You see much like Burt Farlendar, I believe my children(unborn) deserve some kind of an Epic childhood. Where we have a hallway that hangs all their school art. Where they play dress up and have puppet shows. We have picnics and they fish in little ponds. Where they feed the ducks at the park loaves of bread and throw a handful of food in the lake just so the fish can eat without the fear of being caught. I dream of them learning that butter can be called salve cause that is what their great-grandfather called it. I want them to find a mud pit and realize that they can mold things out of it to bring home. I want them to learn that it’s okay to attempt a double can-opener cannon ball ending with the biggest splash cannon ball off the diving board, because when you get older, you just can’t move that quick in the air. I realized that my dream of being EPIC was growing in my head into not only something that I dreamed of for my children(unborn), but for me too.
Merriam Webster defines EPIC as extending beyond the usual or ordinary especially in size or scope.
For better and for worse(about 50/50) in my desire for the EPIC I have created awesome and drama–just to experience the EPIC. Looking back, I missed a lot of things along the way.
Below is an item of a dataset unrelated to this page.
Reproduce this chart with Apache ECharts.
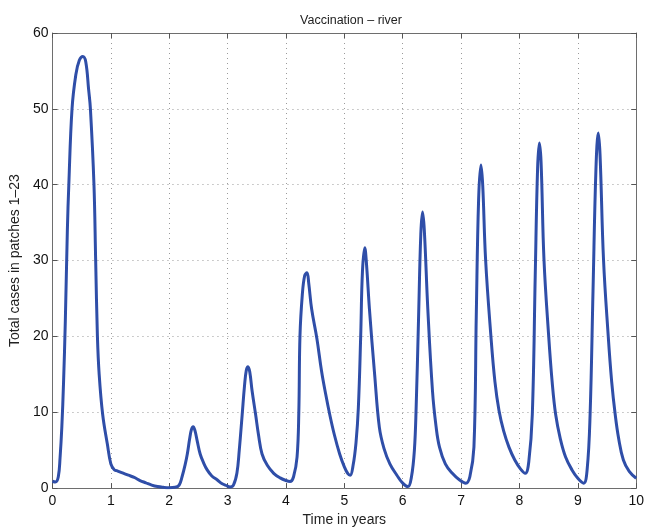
<!DOCTYPE html>
<html>
<head>
<meta charset="utf-8">
<script src="https://cdn.jsdelivr.net/npm/echarts@6/dist/echarts.min.js"></script>
<style>html,body{margin:0;padding:0;background:#fff}#c{width:647px;height:532px}</style>
</head>
<body>
<div id="c"></div>
<script>
const titleText = 'Vaccination \u2013 river';
const xAxisName = 'Time in years';
const yAxisName = 'Total cases in patches 1\u201323';
const xTicks = [0,1,2,3,4,5,6,7,8,9,10];
const yTicks = [0,10,20,30,40,50,60];
const times = [0,0.05,0.1,0.13,0.16,0.19,0.22,0.255,0.28,0.335,0.4,0.46,0.52,0.57,0.62,0.65,0.71,0.74,0.77,0.8,0.86,0.94,1.0,1.06,1.1,1.2,1.3,1.4,1.5,1.6,1.7,1.8,1.9,2.0,2.1,
2.17,2.22,2.27,2.31,2.35,2.38,2.41,2.44,2.48,2.53,2.59,2.65,2.73,2.82,2.9,2.99,3.04,3.1,3.16,3.2,3.25,3.29,3.32,3.35,3.38,3.42,3.48,3.53,3.59,3.68,3.79,3.9,4.0,4.07,
4.13,4.19,4.22,4.24,4.28,4.32,4.36,4.39,4.44,4.53,4.61,4.68,4.75,4.83,4.92,5.0,5.06,5.1,
5.15,5.2,5.24,5.28,5.31,5.35,5.38,5.43,5.52,5.6,5.68,5.78,5.9,6.0,6.09,
6.15,6.2,6.23,6.27,6.31,6.34,6.37,6.43,6.51,6.57,6.63,6.73,6.85,6.97,7.08,
7.15,7.22,7.26,7.3,7.34,7.37,7.42,7.51,7.58,7.65,7.73,7.82,7.92,8.02,8.1,
8.16,8.22,8.27,8.31,8.34,8.37,8.42,8.5,8.56,8.62,8.7,8.79,8.9,9.0,9.1,
9.16,9.21,9.26,9.31,9.35,9.38,9.44,9.52,9.58,9.64,9.7,9.78,9.88,10.0];
const cases = [0.9,0.8,1.5,4,8,14,22,34,40,50,54.5,56.4,56.9,56.2,52.5,50,40.2,30,20,15,9.7,5.8,3.2,2.4,2.3,2.0,1.7,1.4,1.0,0.7,0.4,0.2,0.1,0.05,0.1,
0.4,1.5,3,4.5,6.5,7.7,8.1,7.6,6.2,4.5,3.3,2.4,1.6,1.1,0.6,0.3,0.15,0.4,2,5,9.7,13.5,15.5,16.0,15.3,12.8,9.7,7,4.5,3.0,1.95,1.35,1.0,0.87,
1.5,4.1,10,20.1,25.5,28.0,28.4,27,23.6,19.7,15.4,12.4,9.7,7,4.5,2.8,1.9,1.7,
3,6,10.6,20,28.5,31.7,29.5,23.6,14.9,8.0,5.2,3.2,1.7,0.65,0.2,
1.5,5,10.6,22,33.5,36.4,34,23.6,12.8,8.2,5.4,3.2,1.95,1.1,0.65,
1.5,5.4,22.7,38,42.6,40,30.1,20.1,14,10.2,7.5,5.4,3.7,2.5,1.95,
3.5,9.7,28,42,45.5,43,30.1,20.1,14,9.7,6.5,4.1,2.4,1.3,0.65,
2.5,9.7,26,42,46.8,44,30.1,20.1,14,9.7,6.5,3.7,2.2,1.3];

const data = times.map((t,i)=>[t,cases[i]]);
const font = 'Liberation Sans, Arial, Helvetica, sans-serif';
const chart = echarts.init(document.getElementById('c'), null, {renderer:'canvas'});
const gridLine = {show:true, lineStyle:{color:'#9a9a9a', type:[1,4], width:1}};
const axLine = {show:true, onZero:false, lineStyle:{color:'#6e6e6e', width:1}};
const tick = {show:true, inside:true, length:5, lineStyle:{color:'#555', width:1}};
chart.setOption({
  animation:false,
  backgroundColor:'#fff',
  title:{text:titleText, left:346, top:9, textAlign:'center', textStyle:{fontFamily:font, fontSize:12.5, fontWeight:'normal', color:'#222'}},
  grid:{left:51, right:9, top:33, bottom:37, containLabel:false},
  xAxis:[{
    type:'value', min:0, max:10, interval:1, position:'bottom',
    name:xAxisName, nameLocation:'middle', nameGap:20,
    nameTextStyle:{fontFamily:font, fontSize:14, color:'#222'},
    axisLine:axLine, axisTick:tick, splitLine:gridLine,
    axisLabel:{fontFamily:font, fontSize:14, color:'#111', margin:6, formatter:v=>xTicks.includes(v)?String(v):''}
  },{
    type:'value', min:0, max:10, interval:1, position:'top',
    axisLine:axLine, axisTick:tick, splitLine:{show:false}, axisLabel:{show:false}
  }],
  yAxis:[{
    type:'value', min:0, max:60, interval:10, position:'left',
    name:yAxisName, nameLocation:'middle', nameGap:25, nameRotate:90,
    nameTextStyle:{fontFamily:font, fontSize:14, color:'#222'},
    axisLine:axLine, axisTick:tick, splitLine:gridLine,
    axisLabel:{fontFamily:font, fontSize:14, color:'#111', margin:4, formatter:v=>yTicks.includes(v)?String(v):''}
  },{
    type:'value', min:0, max:60, interval:10, position:'right',
    axisLine:axLine, axisTick:tick, splitLine:{show:false}, axisLabel:{show:false}
  }],
  series:[{
    type:'line', data:data, xAxisIndex:0, yAxisIndex:0,
    showSymbol:false, smooth:0.4,
    lineStyle:{color:'#2f4ea8', width:3},
    clip:true
  }]
});
</script>
</body>
</html>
Things that by their very nature were EPIC.
I once sent an envelope of scraps to Travis and told him to create EPIC art. I expected him to cut and paste, but that little bugger didn’t. He used only what I had sent and tied and ripped till he had created a piece of art, that is truly larger than life. He wrote a note on part fo the art. One read in italian, the art of doing nothing. The other is a quick little quip about how our ordinary days were EPIC just because of the characters involved.
This brings me to a “conclusion.” We as humans are blessed with the ability to reason, rationalize, love, feel beyond our natural instinct. To me this seems pretty EPIC. So why oh why do we(and I say we as I know that I am not the only one who wants to look back at her life and think, that was epic) have this bizarre notion that we must try so hard to create the EPIC. Why can we not just practice in the art of doing nothing, and let life happen on life’s terms?
My answer: Because we have an ability to reason, rationalize, love, and feel beyond natural instinct. Because above anything else we as humans were blessed with ego and drive. The desire to be better, stronger, faster often takes front seat to loving selflessly, rational reasoning, and the recognition of true feelings. The ego usually takes a front seat to reality and humility. The fear of mediocre takes the front seat. In that, we achieve EPIC things, but we never quite live EPICALLY.
I will end with a quote I saw yesterday-It is the perfect definition of truly living epically-courage & honesty.
It takes courage to grow up and be who you really are.